Là ci darem la mano – Antonio Scotti & Geraldine Farrar (1909) http://www.youtube.com/watch?v=C4F8SGARRRY
Ciao e grazie. Mi spiace, evidentemente nel paese da cui tu ci scrivi il video è stato bloccato per violazione del copyright, qui in Italia invece si vede senza problemi. Colgo l’occasione per sconsigliare vivamente a tutti l’acquisto della raccolta della EMI “The record of singing” i cui riversamenti sono in gran parte sballati, e di rivolgersi invece ad etichette specializzate nel restauro di dischi antichi. Oltretutto la EMI insieme alle altre majors è nella top ten delle cause delle decadenza del canto, indi… all’indice!
Grazie. Ottime osservazioni! Bisognerebbe farle leggere anche ai nostri attuali “cantanti”….
Riallanciandoni a quello che scrive mancini” E’ l’arte che nasconde l’arte, in forza della quale i cantanti un tempo erano tutti diversi gli uni dagli altri in quanto erano se stessi”
può sembrare banale,ma è sempre una grande cosa riconoscere un cantante subito dalla sua voce che ha solo per fare un esempio Pavarotti,vuol dire personalità,ma su questo conta anche la natura,il timbro è qualcosa di naturale,però l’uniformità in tanti cantanti non è solo questioni di timbro purtroppo,un esempio in tante cantante di musica leggera degli ultimi anni,sembrano tutte uguale,a parte poche eccezioni,e qui si parla di voce non impostata,quindi ancora peggio.
Piacevole l’ascolto proposto da mancini
Chiarissimo ed utilissimo questo ascolto del venerdi’. Soltanto una domanda- a proposito di vocali- perche’ Battistini talora apre le O (so far pultOa, visetto d’Oaro, tua sOarte) ed altre volte no ?

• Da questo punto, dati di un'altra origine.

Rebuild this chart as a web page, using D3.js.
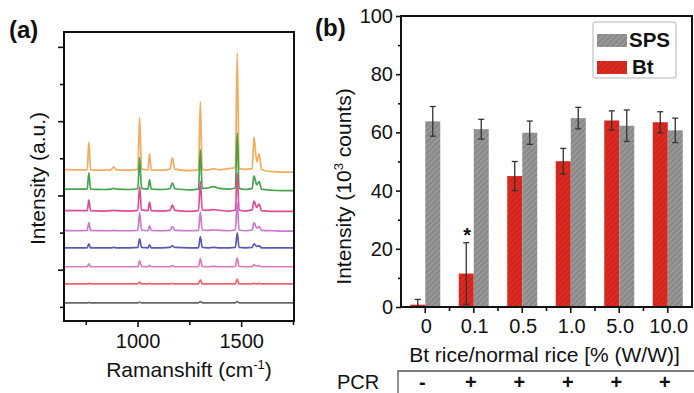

Battistini è tutto piuttosto aperto nel centro fino alla zona acuta esclusa (nell’acuto su “gioooiello mio” la O è ben chiusa), le A talora ne risultano un po’ imbruttite, quasi sguaiate, e come giustamente osservi le O spesso sono troppo larghe. Probabilmente in questa posizione chiara e aperta trovava una maggiore facilità, un miglior sfogo del suono in avanti. Del resto quasi tutti i cantanti antichi usavano prevalentemente il colore chiaro. Queste imperfezioni nella pronuncia delle diverse vocali restano comunque dei difetti, e mi fa piacere che tu te ne sia accorto, bravo.
Ah tu mi chiedevi perché talora le apra e perché invece talora non lo faccia. Dunque a me pare che il vezzo si presenti soprattutto in zona centrale fino alle ultime note immediatamente precedenti il passaggio, in acuto invece non lo fa perché per cambiare registro è obbligato a coprire, cioè a chiudere la pronuncia delle vocali e anche ad oscurare il suono, e le O pertanto in acuto sono molto più sorvegliate.